Natchez church celebrates 200 years
Special to the Advocate
Jefferson Street United Methodist Church in Natchez has had a memorable year. The church celebrated its 200th year with several events.
On April 29 a circuit rider arrived on horseback to attended Sunday school and church. On May 5, a reception for past ministers and church members was held at Magnolia Hill Plantation, home of Dr. Michael Wheelis, followed by a Bicentennial Celebration dinner on Sunday.
The journey of the 200-year-old church began when Methodism in Mississippi was almost contemporary with the authority of the United States government in Natchez. Spanish troops withdrew from the Natchez Territory on March 30, 1798. In August of the same year, Winthrop Sargent became the first territorial governor of Mississippi. Soon afterward, at the session of the South Carolina Conference convening in Charleston, Bishop Asbury selected 28-year-old Tobias Gibson to represent the Methodist Church in the Mississippi Territory.
The first church organized by Gibson was at Washington (eight miles from Natchez), but the congregation at Natchez was strong by the time Lorenzo Dow visited six years later. In 1807 a lot was purchased on Union Street for $150.
A church was built there at a cost of $3,500 and named Cokesbury Chapel. This building served the congregation for 12 years until, during an excavation nearby, the building collapsed. The church then moved across the street and met there until the Catholic church agreed to let the Methodists meet in the rear of its chapel, which was upstairs over a saloon. The saloon keeper agreed to close the saloon “if there proved to be any rowdying or brawling or serving of liquors” while a service was being held.
In 1823 another building was erected on Union Street. It consisted of a large lecture room that served both white and black members. The church remained in this building until 1866 when it was sold. Eight annual conferences met there from 1823 to 1860.

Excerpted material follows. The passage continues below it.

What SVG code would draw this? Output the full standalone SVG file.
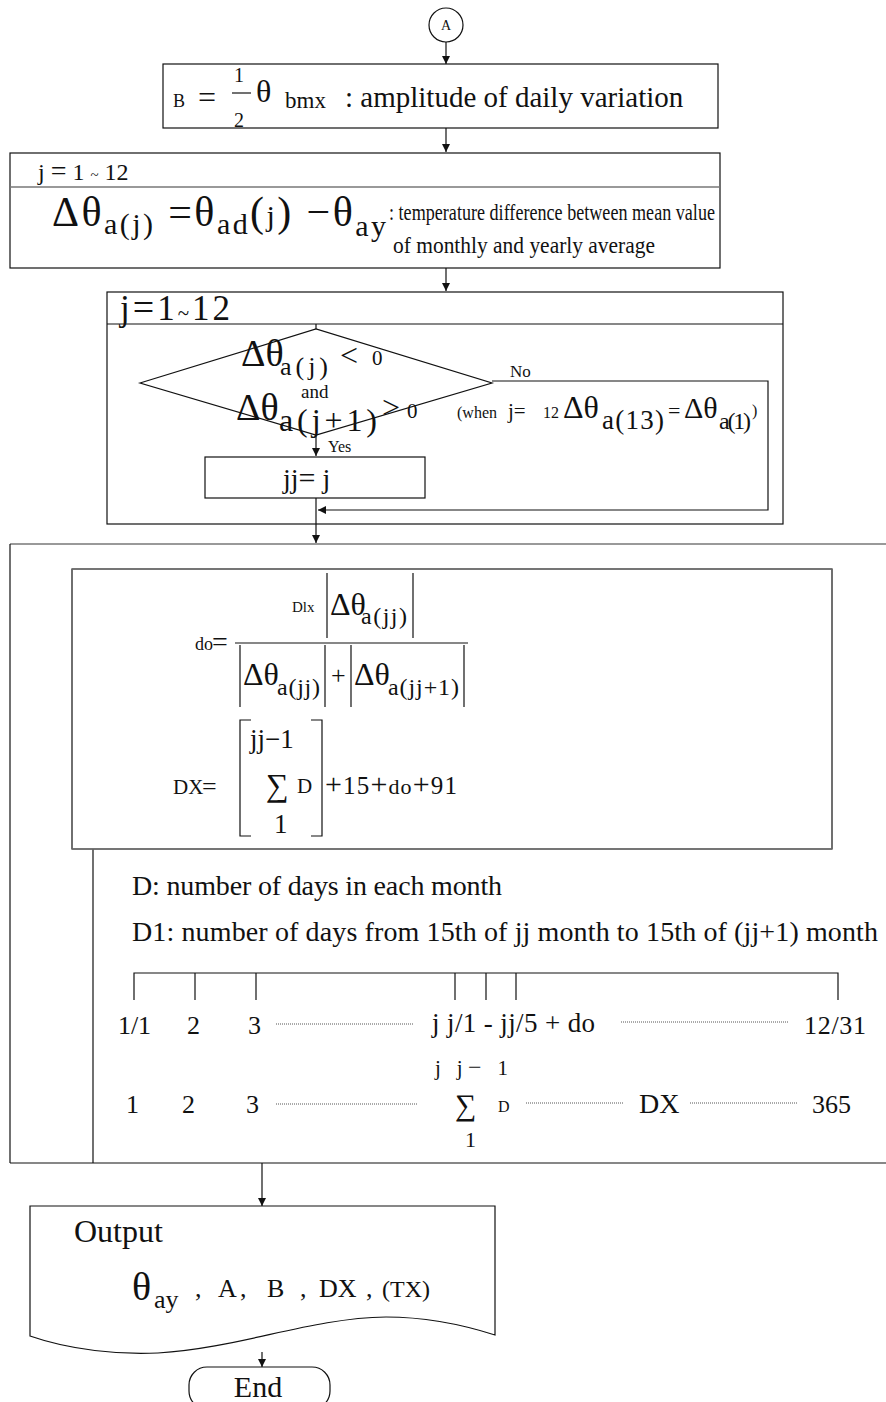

In 1857 two lots were bought for $2,100 at the corner of Union and Jefferson Streets. The present church was built from 1869 to 1872 on a pay-as-you-go basis. The first service, a funeral, was held in the basement on Aug. 30, 1872. The sanctuary opened on Nov. 30, 1876, with another annual conference meeting. To get ready for the conference, the church borrowed money to finish the project. The pulpit was installed and other last-minute construction activities were completed the day before the conference opened. After the conference ended the church was closed temporarily because the notes became due, and money had to be collected for payment before the facility could be used again.
In 1919 the pipe organ was purchased, the annex was completed in 1927, the education building and chapel were completed in 1956 and years later the area across Jefferson Street from the church was purchased for a parking lot. By the late 1990s the church was again outgrowing its facilities. A capital funds campaign raised almost $1 million, and the Christian Life Center was built and dedicated in 2003.
On Nov. 4, through another capital fund raiser and with two-year renovation completed on the existing church, an open house was held for public view. The church has new Sunday school and children’s church rooms, a new music suite, a new nursery, a new elevator that will serve both the annex and the education building and a newly remodeled chapel. These facilities will enable the church to continue to grow and to increase its ministry to the community.